As 2025 draws to a close, film critics have cast their votes on the most memorable and impactful scenes that graced the silver screen this year. From high-octane Formula One drama to intimate vampire lore and Shakespearean grief, the selections showcase the diverse power of cinema to thrill, move, and astonish.
High-Octane Drama and Musical Transcendence
The year's blockbusters delivered sequences that left audiences breathless. In F1: The Movie, Brad Pitt's rogue driver Sonny Hayes sees his wingman, played by Damson Idris, make the ultimate sacrifice at the Yas Marina circuit in Abu Dhabi. This act thwarts a hostile takeover and secures Hayes's first win, a climax that left critic Andrew Lawrence's "disbelief firmly off track."
Meanwhile, Ryan Coogler's 1930s vampire thriller Sinners featured a show-stopping musical interlude. Miles Caton's character Sammie performs 'I Lied to You' in a juke joint, a scene that, through stunning Imax cinematography, summons a vision of Black ancestors and descendants dancing together. Critic Tammy Tarng described it as an "inebriating taste of transcendence," a moment where art feels both sacred and defiant.

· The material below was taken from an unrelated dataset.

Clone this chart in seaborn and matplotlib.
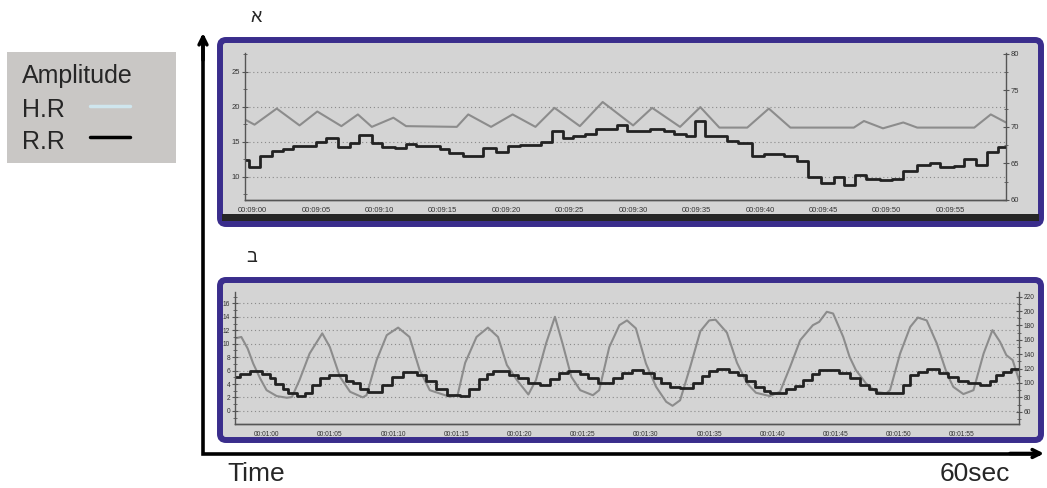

Bravura Filmmaking and Emotional Knockouts
Several directors delivered technically audacious and deeply emotional set-pieces. The animated opening credits of Josh Safdie's Marty Supreme, depicting a spermatozoa race, left critic Andrew Pulver with his jaw dropped, signalling the uniquely unusual film to come.
In Chloé Zhao's adaptation of Hamnet, the film's finale, where Agnes (Jessie Buckley) watches the first performance of Hamlet, was hailed as a "bravura ending" by Adrian Horton. The scene masterfully collapses time, connecting a mother's grief with the enduring power of Shakespeare's words to ask how we endure loss.
Paul Thomas Anderson's One Battle After Another featured a prescient, slapstick-infused chase sequence where Leonardo DiCaprio's former revolutionary is pursued through a landscape reminiscent of "authoritarian America." Veronica Esposito praised its blend of ballet-like choreography, pathos, and thick chemistry between DiCaprio and Benicio del Toro.
Innovative Storytelling and Subversive Humour
Other highlights included innovative formal choices and darkly comic brilliance. Spike Lee's Highest 2 Lowest saw Denzel Washington's music mogul enter the New York subway, with Lee switching from digital to gritty 16mm film to capture the city's vibrant energy, a transition Jesse Hassenger found thrilling.
In the "unromantic comedy" Splitsville, a spectacularly violent and well-directed fight between two friends, played by writers Michael Angelo Covino and Kyle Marvin, destroyed a beautiful house and laid bare the pettiness beneath a progressive facade. Benjamin Lee called it an "unhinged reminder" of hidden rage.
Finally, Jafar Panahi's secretly made Iranian film It Was Just an Accident offered a potent image of hope. In a scene where former prisoners push a stalled van, passersby—some reportedly not actors—join in to help, creating what Radheyan Simonpillai called an "unassuming image of community" and political resistance.
From the silent comedy of Josh O'Connor in The Mastermind to the haunting opening of Rungano Nyoni's On Becoming a Guinea Fowl, these scenes collectively define a year of bold, emotional, and technically superb filmmaking that will resonate long after the credits roll.